What is being asked: Exactly repeat the material, dropping only the pictures.

[Begin Material provided]

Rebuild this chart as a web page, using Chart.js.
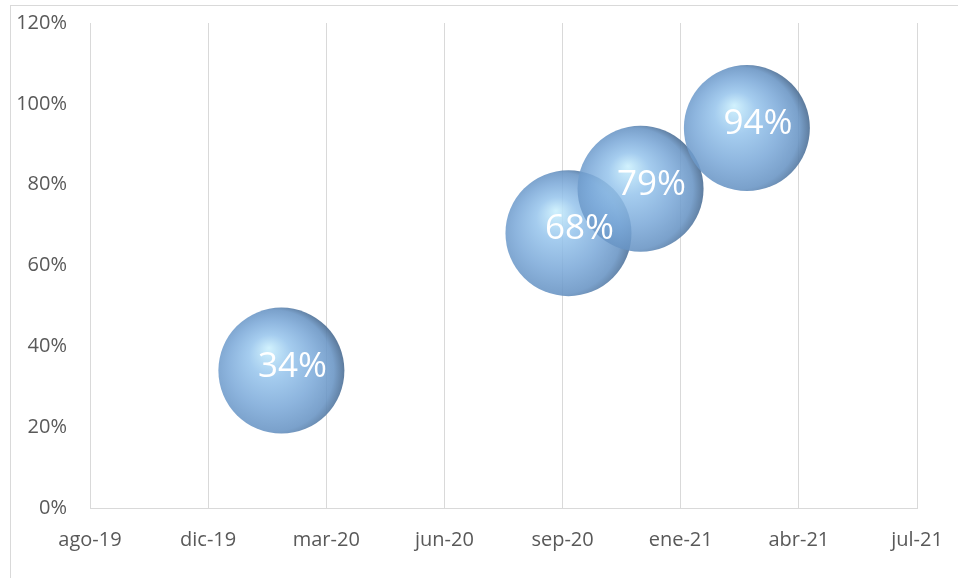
<!DOCTYPE html>
<html>
<head>
<meta charset="utf-8">
<script src="https://cdn.jsdelivr.net/npm/chart.js@4/dist/chart.umd.min.js"></script>
<style>
  html, body { margin: 0; padding: 0; background: #fff; }
  #wrap { width: 958px; height: 578px; position: relative; }
</style>
</head>
<body>
<div id="wrap"><canvas id="c"></canvas></div>
<script>
(function () {
  "use strict";

  // data
  var pointDates = ["2020-02-01", "2020-10-01", "2020-12-01", "2021-03-01"];
  var pointValues = [34, 68, 79, 94];
  var xStart = "2019-08-23";
  var xStepDays = 100;
  var xTickLabels = ["ago-19", "dic-19", "mar-20", "jun-20", "sep-20", "ene-21", "abr-21", "jul-21"];
  var yTicks = [0, 20, 40, 60, 80, 100, 120];

  function dayOf(s) {
    return Math.round(Date.parse(s + "T00:00:00Z") / 86400000);
  }

  var x0 = dayOf(xStart);
  var tickDays = xTickLabels.map(function (_, i) { return x0 + i * xStepDays; });

  var points = pointDates.map(function (d, i) {
    return { x: dayOf(d), y: pointValues[i] };
  });

  var FONT = "'Open Sans', 'Liberation Sans', sans-serif";
  var GRID = "#d9d9d9";

  function sphere(ctx) {
    var flat = "rgba(120,165,215,0.85)";
    if (ctx.type !== "data" || !ctx.raw) return flat;
    var chart = ctx.chart;
    var sx = chart.scales.x, sy = chart.scales.y;
    if (!sx || !sy) return flat;
    var cx = sx.getPixelForValue(ctx.raw.x);
    var cy = sy.getPixelForValue(ctx.raw.y);
    if (!isFinite(cx) || !isFinite(cy)) return flat;
    var r = 63;
    var g = chart.ctx.createRadialGradient(cx - r * 0.2, cy - r * 0.36, 0, cx - r * 0.12, cy + r * 0.06, r * 1.12);
    g.addColorStop(0, "rgba(204,240,253,0.9)");
    g.addColorStop(0.3, "rgba(150,196,236,0.86)");
    g.addColorStop(0.62, "rgba(122,168,216,0.86)");
    g.addColorStop(0.86, "rgba(104,148,196,0.88)");
    g.addColorStop(1, "rgba(76,110,148,0.9)");
    return g;
  }

  var frame = {
    id: "frame",
    beforeDraw: function (chart) {
      var c = chart.ctx;
      c.save();
      c.fillStyle = "#fff";
      c.fillRect(0, 0, chart.width, chart.height);
      c.strokeStyle = GRID;
      c.lineWidth = 1;
      c.strokeRect(10.5, 5.5, chart.width + 20, chart.height + 20);
      c.restore();
    }
  };

  var bubbleLabels = {
    id: "bubbleLabels",
    afterDatasetsDraw: function (chart) {
      var meta = chart.getDatasetMeta(0);
      var c = chart.ctx;
      c.save();
      c.fillStyle = "#ffffff";
      c.font = "35px " + FONT;
      c.textAlign = "center";
      c.textBaseline = "middle";
      meta.data.forEach(function (el, i) {
        c.fillText(pointValues[i] + "%", el.x + 11, el.y - 4);
      });
      c.restore();
    }
  };

  new Chart(document.getElementById("c").getContext("2d"), {
    type: "bubble",
    data: {
      datasets: [{
        data: points,
        radius: 63,
        hoverRadius: 0,
        borderWidth: 0,
        backgroundColor: sphere,
        hoverBackgroundColor: sphere,
        clip: false
      }]
    },
    options: {
      responsive: true,
      maintainAspectRatio: false,
      animation: false,
      events: [],
      layout: { autoPadding: false, padding: { top: 23, right: 41, left: 0, bottom: 0 } },
      plugins: {
        legend: { display: false },
        tooltip: { enabled: false }
      },
      scales: {
        x: {
          type: "linear",
          min: tickDays[0],
          max: tickDays[tickDays.length - 1],
          afterBuildTicks: function (scale) {
            scale.ticks = tickDays.map(function (v) { return { value: v }; });
          },
          afterFit: function (scale) {
            scale.height = 70;
            scale.paddingLeft = 0;
            scale.paddingRight = 0;
          },
          grid: { display: true, color: GRID, lineWidth: 1, drawTicks: false },
          border: { display: true, color: GRID, width: 1 },
          ticks: {
            padding: 20,
            color: "#595959",
            font: { family: FONT, size: 20 },
            maxRotation: 0,
            autoSkip: false,
            callback: function (v, i) { return xTickLabels[i]; }
          }
        },
        y: {
          min: yTicks[0],
          max: yTicks[yTicks.length - 1],
          afterBuildTicks: function (scale) {
            scale.ticks = yTicks.map(function (v) { return { value: v }; });
          },
          afterFit: function (scale) {
            scale.width = 90;
            scale.paddingTop = 0;
            scale.paddingBottom = 0;
          },
          grid: { display: false, drawTicks: false },
          border: { display: false },
          ticks: {
            padding: 23,
            color: "#595959",
            font: { family: FONT, size: 20 },
            callback: function (v) { return v + "%"; }
          }
        }
      }
    },
    plugins: [frame, bubbleLabels]
  });
})();
</script>
</body>
</html>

[End Material provided]

Exercise result:
Rebuild this chart as a web page, using Chart.js.
<!DOCTYPE html>
<html>
<head>
<meta charset="utf-8">
<script src="https://cdn.jsdelivr.net/npm/chart.js@4/dist/chart.umd.min.js"></script>
<style>
  html, body { margin: 0; padding: 0; background: #fff; }
  #wrap { width: 958px; height: 578px; position: relative; }
</style>
</head>
<body>
<div id="wrap"><canvas id="c"></canvas></div>
<script>
(function () {
  "use strict";

  // data
  var pointDates = ["2020-02-01", "2020-10-01", "2020-12-01", "2021-03-01"];
  var pointValues = [34, 68, 79, 94];
  var xStart = "2019-08-23";
  var xStepDays = 100;
  var xTickLabels = ["ago-19", "dic-19", "mar-20", "jun-20", "sep-20", "ene-21", "abr-21", "jul-21"];
  var yTicks = [0, 20, 40, 60, 80, 100, 120];

  function dayOf(s) {
    return Math.round(Date.parse(s + "T00:00:00Z") / 86400000);
  }

  var x0 = dayOf(xStart);
  var tickDays = xTickLabels.map(function (_, i) { return x0 + i * xStepDays; });

  var points = pointDates.map(function (d, i) {
    return { x: dayOf(d), y: pointValues[i] };
  });

  var FONT = "'Open Sans', 'Liberation Sans', sans-serif";
  var GRID = "#d9d9d9";

  function sphere(ctx) {
    var flat = "rgba(120,165,215,0.85)";
    if (ctx.type !== "data" || !ctx.raw) return flat;
    var chart = ctx.chart;
    var sx = chart.scales.x, sy = chart.scales.y;
    if (!sx || !sy) return flat;
    var cx = sx.getPixelForValue(ctx.raw.x);
    var cy = sy.getPixelForValue(ctx.raw.y);
    if (!isFinite(cx) || !isFinite(cy)) return flat;
    var r = 63;
    var g = chart.ctx.createRadialGradient(cx - r * 0.2, cy - r * 0.36, 0, cx - r * 0.12, cy + r * 0.06, r * 1.12);
    g.addColorStop(0, "rgba(204,240,253,0.9)");
    g.addColorStop(0.3, "rgba(150,196,236,0.86)");
    g.addColorStop(0.62, "rgba(122,168,216,0.86)");
    g.addColorStop(0.86, "rgba(104,148,196,0.88)");
    g.addColorStop(1, "rgba(76,110,148,0.9)");
    return g;
  }

  var frame = {
    id: "frame",
    beforeDraw: function (chart) {
      var c = chart.ctx;
      c.save();
      c.fillStyle = "#fff";
      c.fillRect(0, 0, chart.width, chart.height);
      c.strokeStyle = GRID;
      c.lineWidth = 1;
      c.strokeRect(10.5, 5.5, chart.width + 20, chart.height + 20);
      c.restore();
    }
  };

  var bubbleLabels = {
    id: "bubbleLabels",
    afterDatasetsDraw: function (chart) {
      var meta = chart.getDatasetMeta(0);
      var c = chart.ctx;
      c.save();
      c.fillStyle = "#ffffff";
      c.font = "35px " + FONT;
      c.textAlign = "center";
      c.textBaseline = "middle";
      meta.data.forEach(function (el, i) {
        c.fillText(pointValues[i] + "%", el.x + 11, el.y - 4);
      });
      c.restore();
    }
  };

  new Chart(document.getElementById("c").getContext("2d"), {
    type: "bubble",
    data: {
      datasets: [{
        data: points,
        radius: 63,
        hoverRadius: 0,
        borderWidth: 0,
        backgroundColor: sphere,
        hoverBackgroundColor: sphere,
        clip: false
      }]
    },
    options: {
      responsive: true,
      maintainAspectRatio: false,
      animation: false,
      events: [],
      layout: { autoPadding: false, padding: { top: 23, right: 41, left: 0, bottom: 0 } },
      plugins: {
        legend: { display: false },
        tooltip: { enabled: false }
      },
      scales: {
        x: {
          type: "linear",
          min: tickDays[0],
          max: tickDays[tickDays.length - 1],
          afterBuildTicks: function (scale) {
            scale.ticks = tickDays.map(function (v) { return { value: v }; });
          },
          afterFit: function (scale) {
            scale.height = 70;
            scale.paddingLeft = 0;
            scale.paddingRight = 0;
          },
          grid: { display: true, color: GRID, lineWidth: 1, drawTicks: false },
          border: { display: true, color: GRID, width: 1 },
          ticks: {
            padding: 20,
            color: "#595959",
            font: { family: FONT, size: 20 },
            maxRotation: 0,
            autoSkip: false,
            callback: function (v, i) { return xTickLabels[i]; }
          }
        },
        y: {
          min: yTicks[0],
          max: yTicks[yTicks.length - 1],
          afterBuildTicks: function (scale) {
            scale.ticks = yTicks.map(function (v) { return { value: v }; });
          },
          afterFit: function (scale) {
            scale.width = 90;
            scale.paddingTop = 0;
            scale.paddingBottom = 0;
          },
          grid: { display: false, drawTicks: false },
          border: { display: false },
          ticks: {
            padding: 23,
            color: "#595959",
            font: { family: FONT, size: 20 },
            callback: function (v) { return v + "%"; }
          }
        }
      }
    },
    plugins: [frame, bubbleLabels]
  });
})();
</script>
</body>
</html>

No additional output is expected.